The Falcons cruised through regionals by beating Wilde Lake and Mount Hebron before a pivotal play against River Hill by a sophomore starter kept their playoff hopes alive on May 17, 2003. The Falcons were up 1-0 in the top of the seventh inning when River Hill first baseman roped a bullet over Andrew Ferris’ head in left field. Though he had practiced using a cutoff man hundreds of times, Ferris barehanded the ball that one-hopped off the fence and fired a missile perfectly into the glove of Greg Drenning, covering second. The River Hill player had expected a standup double, but instead was met with an easy tag. The Falcons got two more outs to earn the 3A East region championship.

“It was one of those do-or-die situations,” Ferris remembered. “There was no time for the cutoff, so I fired it as hard as I could and luckily it was right on.”

Starting pitcher Tom Howell was quoted in The Capital after the game as saying, “After that play, I was just pumped up. I think we all were.”

To get to the state championship, Severna Park would have to face a familiar opponent — South Carroll. After the season’s daily reminders that South Carroll beat them just a year before and won the state championship, the Falcons were ready for the rematch. This year, the ride home from Joe Cannon would be different. The Falcons unloaded on South Carroll with six runs in the first two innings, totaling 11 hits and five doubles in a 9-3 rout.

Twenty years after that important game, Doot looked stoic, remembering that day like it was yesterday. All season McCandless had made it clear that no one was pitching against South Carroll but Doot.

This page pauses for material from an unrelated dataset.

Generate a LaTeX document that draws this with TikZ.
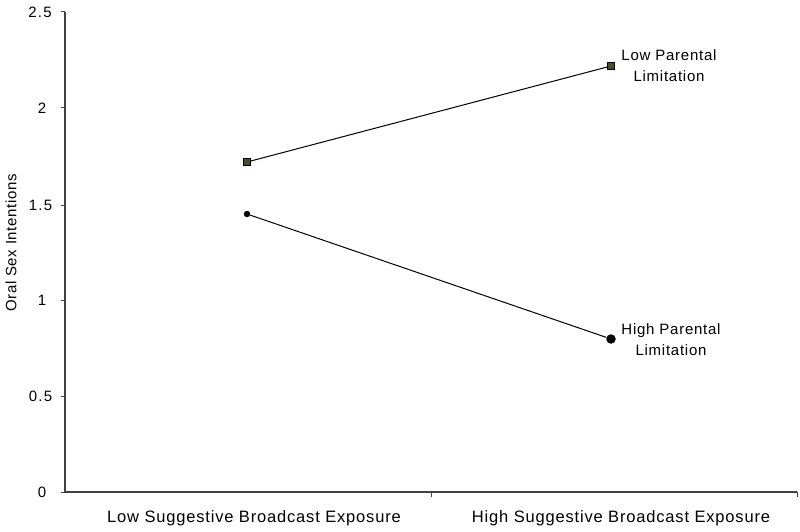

“It felt really good to go out there again when it really mattered and put something together,” Doot recalled.

The 20-4 Falcons squared off against the 10-12 Patuxent on May 28, 2003, and came up on top 7-1 to capture the school’s first state championship. In a feat that can only be tied, never broken, Doot (two) and Howell (three) pitched five complete playoff games for the Falcons.

Throughout the season, several Falcons up and down the lineup put up ESPN highlight-reel-type numbers. Pitcher Tom Howell and first baseman Vitale earned All-County honors, while Wyble, and outfielders Andrew Ferris and Andrew Jensen earned second team All-County honors. Vitale would ultimately be named Player of the Year, McCandless Coach of the Year, and Howell first team. Ferris and Doot earned second team. Vitale ended his senior season with a staggering .574 batting average, the third-highest in the state, though with 20 more at-bats than the players ahead of him.

“[The coaches] knew that team was special,” said former assistant coach Charlie Becker. “They were good in 2002, but that loss to South Carroll made them mentally stronger, and that’s what took them to the next level. They wanted it for each other.”

The Falcons captured their second state championship in 2005, making Ferris, David Sells, Chris Crum, Evan Richter and Harrison Taylor, the five sophomores from 2003, the only two state championship players in Falcon baseball history.